I've spent less time chewing on this question recently, because I've mostly
answered it for myself (short version: if you're reading this far, that's fame
enough for me). But going to this house concert brought it all back.
Groovelily, the band I went to
see, are in many ways, poster children for the middle of that fame curve.
They're not a super-famous act, but they are deeply loved, with a "street
team" of 300 volunteers who flyer and promote them in their towns, and a range
of fans and casual supporters who'll let them play gigs of over two thousand
in some venues, or twenty or so in my friend's house. Surrounded by an
audience of their fans, they're happy and hardworking, and as far as I could
see doing just fine financially.
A lot of their songs, though, speak of the hardness of that road: the envy
of the success of peers. The self-doubt that eats at you when you don't get
that break: that leap up the spike to the top of the curve. The emotional core
of their songs described the state of that life as one of perserverance until
you reach a glorious goal; the most self-referential of the musical archetypal
song plots.
I'm mostly writing for this piece how the technology helps them, and other
independent musicians, prosper at this level. Talking to them and others, it
seems clear that the Net, and computers, and even more compact and flexible
musical instruments have made that middle-rank a lot easier.
But talking to the band, I realised that the greatest stress on that life
is the contrast between that middle-rank and the extreme nature of the
ambitious dream that drives people in this industry.

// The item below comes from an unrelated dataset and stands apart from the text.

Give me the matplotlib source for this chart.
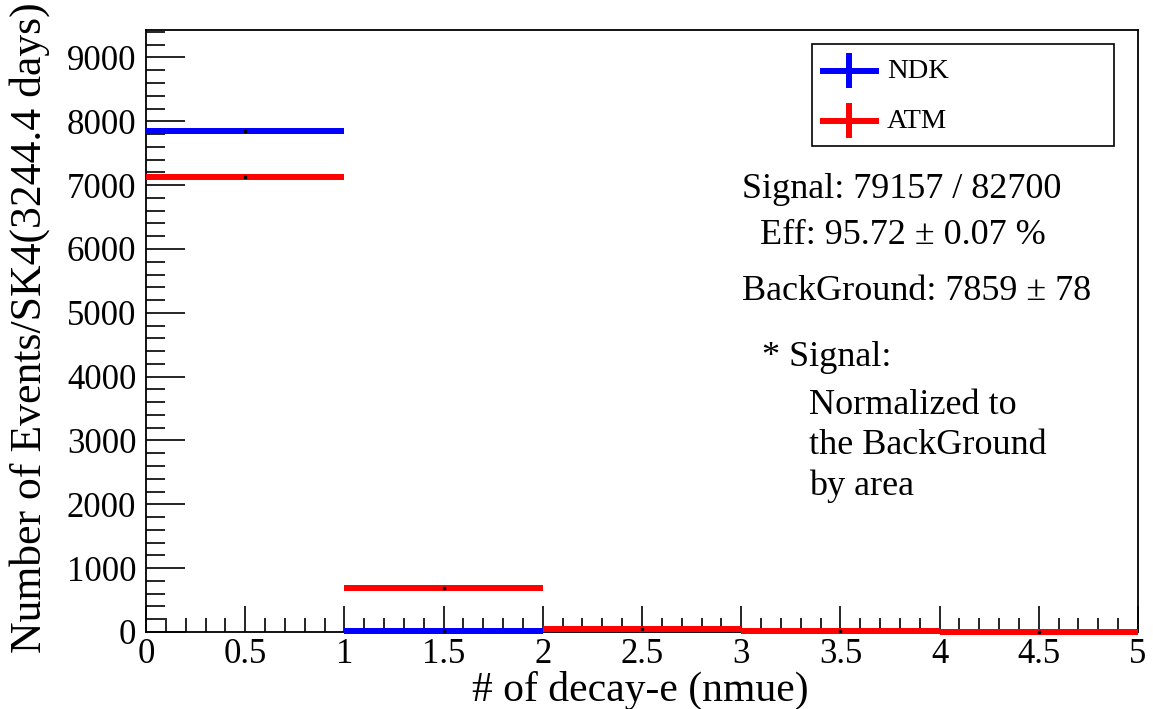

Valerie, the band's lead singer, and I talked about what success meant, and
in the end, I asked her whether a slow, even progression was enough - if
Groovelily's audience and earnings continued going up, say 10% in real terms
every year. Would that be alright? Or is success still the big break, the
discontinuous act of God that turns you into a big name?
In the end, neither of us were sure that that was success, although it
seemed more appealing the more we talked about it. But then we were both
getting tired, and I was talking too much, just like now.
But it's such an infuriating hanging question!